Exercise task: Produce an exact copy of all the data below, dropping every image.

Source material:
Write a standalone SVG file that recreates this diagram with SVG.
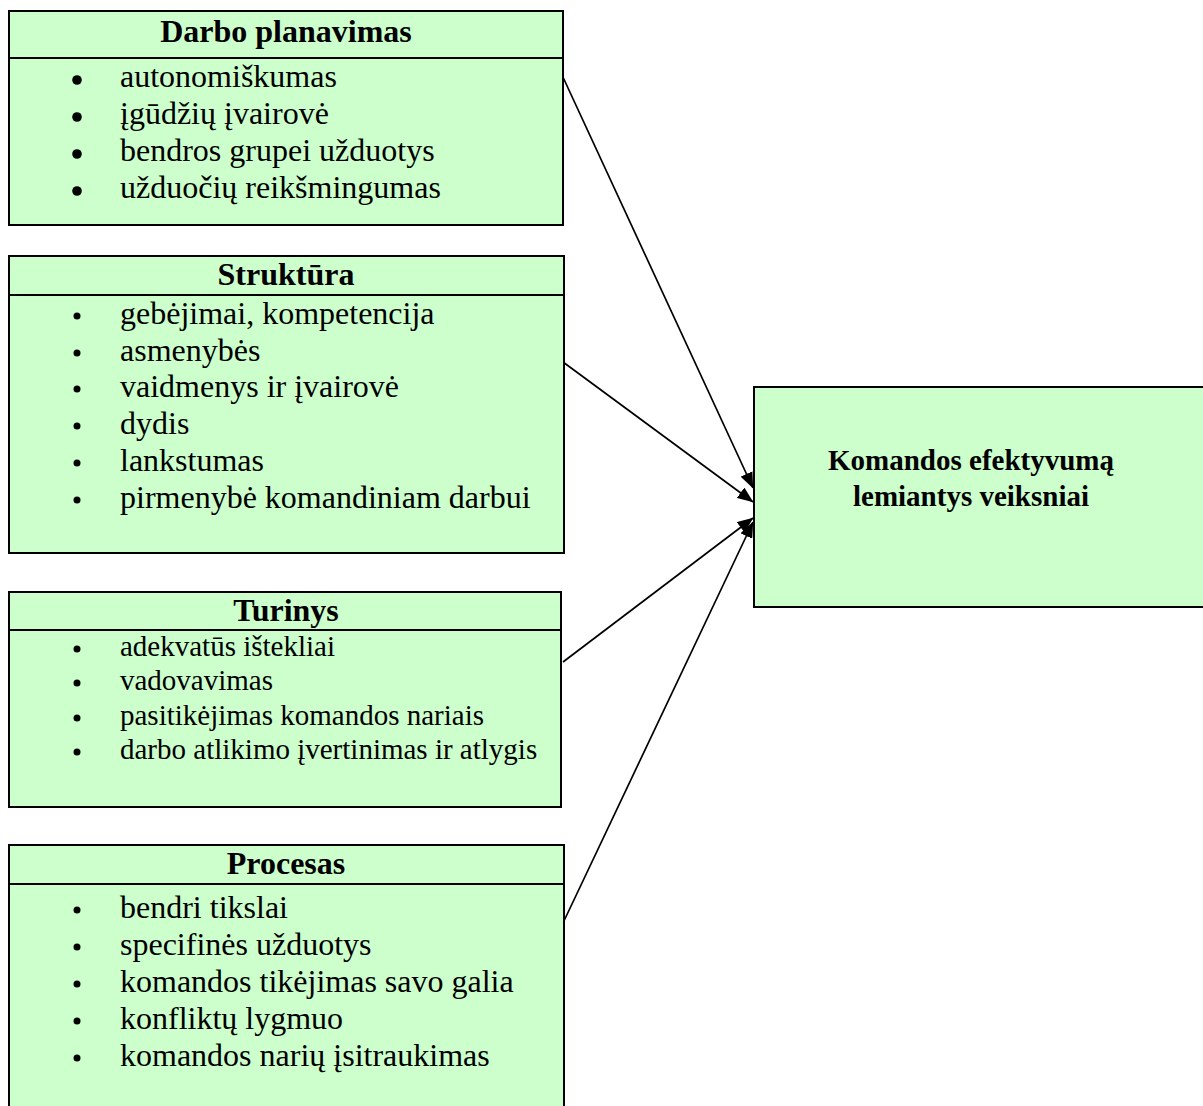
<svg xmlns="http://www.w3.org/2000/svg" width="1203" height="1106" viewBox="0 0 1203 1106">
<defs>
<style>
.box{fill:#CCFFCC;stroke:#000;stroke-width:2}
.div{stroke:#000;stroke-width:2}
.h{font-family:"Liberation Serif","Times New Roman",serif;font-weight:bold;font-size:32px;text-anchor:middle;fill:#000}
.hm{font-family:"Liberation Serif","Times New Roman",serif;font-weight:bold;font-size:29px;text-anchor:middle;fill:#000}
.t{font-family:"Liberation Serif","Times New Roman",serif;font-size:32px;fill:#000}
.ts{font-family:"Liberation Serif","Times New Roman",serif;font-size:29px;fill:#000}
.b{fill:#000}
.c{stroke:#000;stroke-width:1.7;fill:none;marker-end:url(#ah)}
</style>
<marker id="ah" markerWidth="16" markerHeight="13" refX="15.5" refY="6.5" orient="auto" markerUnits="userSpaceOnUse">
<path d="M0,0 L16,6.5 L0,13 z" fill="#000"/>
</marker>
</defs>
<rect width="1203" height="1106" fill="#fff"/>
<g id="connectors">
<line class="c" x1="562" y1="75" x2="753" y2="488"/>
<line class="c" x1="563" y1="362" x2="753" y2="502"/>
<line class="c" x1="563" y1="662" x2="753" y2="518"/>
<line class="c" x1="563" y1="923" x2="753" y2="522"/>
</g>
<g id="darbo">
<rect class="box" x="9" y="11" width="554" height="214"/>
<line class="div" x1="9" y1="58" x2="563" y2="58"/>
<text class="h" x="286" y="42">Darbo planavimas</text>
<circle class="b" cx="77" cy="80" r="4.8"/><text class="t" x="120" y="87">autonomiškumas</text>
<circle class="b" cx="77" cy="117" r="4.8"/><text class="t" x="120" y="124">įgūdžių įvairovė</text>
<circle class="b" cx="77" cy="154" r="4.8"/><text class="t" x="120" y="161">bendros grupei užduotys</text>
<circle class="b" cx="77" cy="191" r="4.8"/><text class="t" x="120" y="198">užduočių reikšmingumas</text>
</g>
<g id="struktura">
<rect class="box" x="9" y="256" width="555" height="297"/>
<line class="div" x1="9" y1="295" x2="564" y2="295"/>
<text class="h" x="286" y="285">Struktūra</text>
<circle class="b" cx="77" cy="316" r="3.5"/><text class="t" x="120" y="324">gebėjimai, kompetencija</text>
<circle class="b" cx="77" cy="353" r="3.5"/><text class="t" x="120" y="361">asmenybės</text>
<circle class="b" cx="77" cy="389" r="3.5"/><text class="t" x="120" y="397">vaidmenys ir įvairovė</text>
<circle class="b" cx="77" cy="426" r="3.5"/><text class="t" x="120" y="434">dydis</text>
<circle class="b" cx="77" cy="463" r="3.5"/><text class="t" x="120" y="471">lankstumas</text>
<circle class="b" cx="77" cy="500" r="3.5"/><text class="t" x="120" y="508">pirmenybė komandiniam darbui</text>
</g>
<g id="turinys">
<rect class="box" x="9" y="592" width="552" height="215"/>
<line class="div" x1="9" y1="630" x2="561" y2="630"/>
<text class="h" x="286" y="621">Turinys</text>
<circle class="b" cx="77" cy="649" r="3.5"/><text class="ts" x="120" y="656">adekvatūs ištekliai</text>
<circle class="b" cx="77" cy="683" r="3.5"/><text class="ts" x="120" y="690">vadovavimas</text>
<circle class="b" cx="77" cy="718" r="3.5"/><text class="ts" x="120" y="725">pasitikėjimas komandos nariais</text>
<circle class="b" cx="77" cy="752" r="3.5"/><text class="ts" x="120" y="759">darbo atlikimo įvertinimas ir atlygis</text>
</g>
<g id="procesas">
<rect class="box" x="9" y="845" width="555" height="270"/>
<line class="div" x1="9" y1="884" x2="564" y2="884"/>
<text class="h" x="286" y="874">Procesas</text>
<circle class="b" cx="77" cy="910" r="3.5"/><text class="t" x="120" y="918">bendri tikslai</text>
<circle class="b" cx="77" cy="947" r="3.5"/><text class="t" x="120" y="955">specifinės užduotys</text>
<circle class="b" cx="77" cy="984" r="3.5"/><text class="t" x="120" y="992">komandos tikėjimas savo galia</text>
<circle class="b" cx="77" cy="1021" r="3.5"/><text class="t" x="120" y="1029">konfliktų lygmuo</text>
<circle class="b" cx="77" cy="1058" r="3.5"/><text class="t" x="120" y="1066">komandos narių įsitraukimas</text>
</g>
<g id="komandos">
<rect class="box" x="754" y="387" width="452" height="220"/>
<text class="hm" x="971" y="470">Komandos efektyvumą</text>
<text class="hm" x="971" y="506">lemiantys veiksniai</text>
</g>
</svg>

Response to this exercise:
Write a standalone SVG file that recreates this diagram with SVG.
<svg xmlns="http://www.w3.org/2000/svg" width="1203" height="1106" viewBox="0 0 1203 1106">
<defs>
<style>
.box{fill:#CCFFCC;stroke:#000;stroke-width:2}
.div{stroke:#000;stroke-width:2}
.h{font-family:"Liberation Serif","Times New Roman",serif;font-weight:bold;font-size:32px;text-anchor:middle;fill:#000}
.hm{font-family:"Liberation Serif","Times New Roman",serif;font-weight:bold;font-size:29px;text-anchor:middle;fill:#000}
.t{font-family:"Liberation Serif","Times New Roman",serif;font-size:32px;fill:#000}
.ts{font-family:"Liberation Serif","Times New Roman",serif;font-size:29px;fill:#000}
.b{fill:#000}
.c{stroke:#000;stroke-width:1.7;fill:none;marker-end:url(#ah)}
</style>
<marker id="ah" markerWidth="16" markerHeight="13" refX="15.5" refY="6.5" orient="auto" markerUnits="userSpaceOnUse">
<path d="M0,0 L16,6.5 L0,13 z" fill="#000"/>
</marker>
</defs>
<rect width="1203" height="1106" fill="#fff"/>
<g id="connectors">
<line class="c" x1="562" y1="75" x2="753" y2="488"/>
<line class="c" x1="563" y1="362" x2="753" y2="502"/>
<line class="c" x1="563" y1="662" x2="753" y2="518"/>
<line class="c" x1="563" y1="923" x2="753" y2="522"/>
</g>
<g id="darbo">
<rect class="box" x="9" y="11" width="554" height="214"/>
<line class="div" x1="9" y1="58" x2="563" y2="58"/>
<text class="h" x="286" y="42">Darbo planavimas</text>
<circle class="b" cx="77" cy="80" r="4.8"/><text class="t" x="120" y="87">autonomiškumas</text>
<circle class="b" cx="77" cy="117" r="4.8"/><text class="t" x="120" y="124">įgūdžių įvairovė</text>
<circle class="b" cx="77" cy="154" r="4.8"/><text class="t" x="120" y="161">bendros grupei užduotys</text>
<circle class="b" cx="77" cy="191" r="4.8"/><text class="t" x="120" y="198">užduočių reikšmingumas</text>
</g>
<g id="struktura">
<rect class="box" x="9" y="256" width="555" height="297"/>
<line class="div" x1="9" y1="295" x2="564" y2="295"/>
<text class="h" x="286" y="285">Struktūra</text>
<circle class="b" cx="77" cy="316" r="3.5"/><text class="t" x="120" y="324">gebėjimai, kompetencija</text>
<circle class="b" cx="77" cy="353" r="3.5"/><text class="t" x="120" y="361">asmenybės</text>
<circle class="b" cx="77" cy="389" r="3.5"/><text class="t" x="120" y="397">vaidmenys ir įvairovė</text>
<circle class="b" cx="77" cy="426" r="3.5"/><text class="t" x="120" y="434">dydis</text>
<circle class="b" cx="77" cy="463" r="3.5"/><text class="t" x="120" y="471">lankstumas</text>
<circle class="b" cx="77" cy="500" r="3.5"/><text class="t" x="120" y="508">pirmenybė komandiniam darbui</text>
</g>
<g id="turinys">
<rect class="box" x="9" y="592" width="552" height="215"/>
<line class="div" x1="9" y1="630" x2="561" y2="630"/>
<text class="h" x="286" y="621">Turinys</text>
<circle class="b" cx="77" cy="649" r="3.5"/><text class="ts" x="120" y="656">adekvatūs ištekliai</text>
<circle class="b" cx="77" cy="683" r="3.5"/><text class="ts" x="120" y="690">vadovavimas</text>
<circle class="b" cx="77" cy="718" r="3.5"/><text class="ts" x="120" y="725">pasitikėjimas komandos nariais</text>
<circle class="b" cx="77" cy="752" r="3.5"/><text class="ts" x="120" y="759">darbo atlikimo įvertinimas ir atlygis</text>
</g>
<g id="procesas">
<rect class="box" x="9" y="845" width="555" height="270"/>
<line class="div" x1="9" y1="884" x2="564" y2="884"/>
<text class="h" x="286" y="874">Procesas</text>
<circle class="b" cx="77" cy="910" r="3.5"/><text class="t" x="120" y="918">bendri tikslai</text>
<circle class="b" cx="77" cy="947" r="3.5"/><text class="t" x="120" y="955">specifinės užduotys</text>
<circle class="b" cx="77" cy="984" r="3.5"/><text class="t" x="120" y="992">komandos tikėjimas savo galia</text>
<circle class="b" cx="77" cy="1021" r="3.5"/><text class="t" x="120" y="1029">konfliktų lygmuo</text>
<circle class="b" cx="77" cy="1058" r="3.5"/><text class="t" x="120" y="1066">komandos narių įsitraukimas</text>
</g>
<g id="komandos">
<rect class="box" x="754" y="387" width="452" height="220"/>
<text class="hm" x="971" y="470">Komandos efektyvumą</text>
<text class="hm" x="971" y="506">lemiantys veiksniai</text>
</g>
</svg>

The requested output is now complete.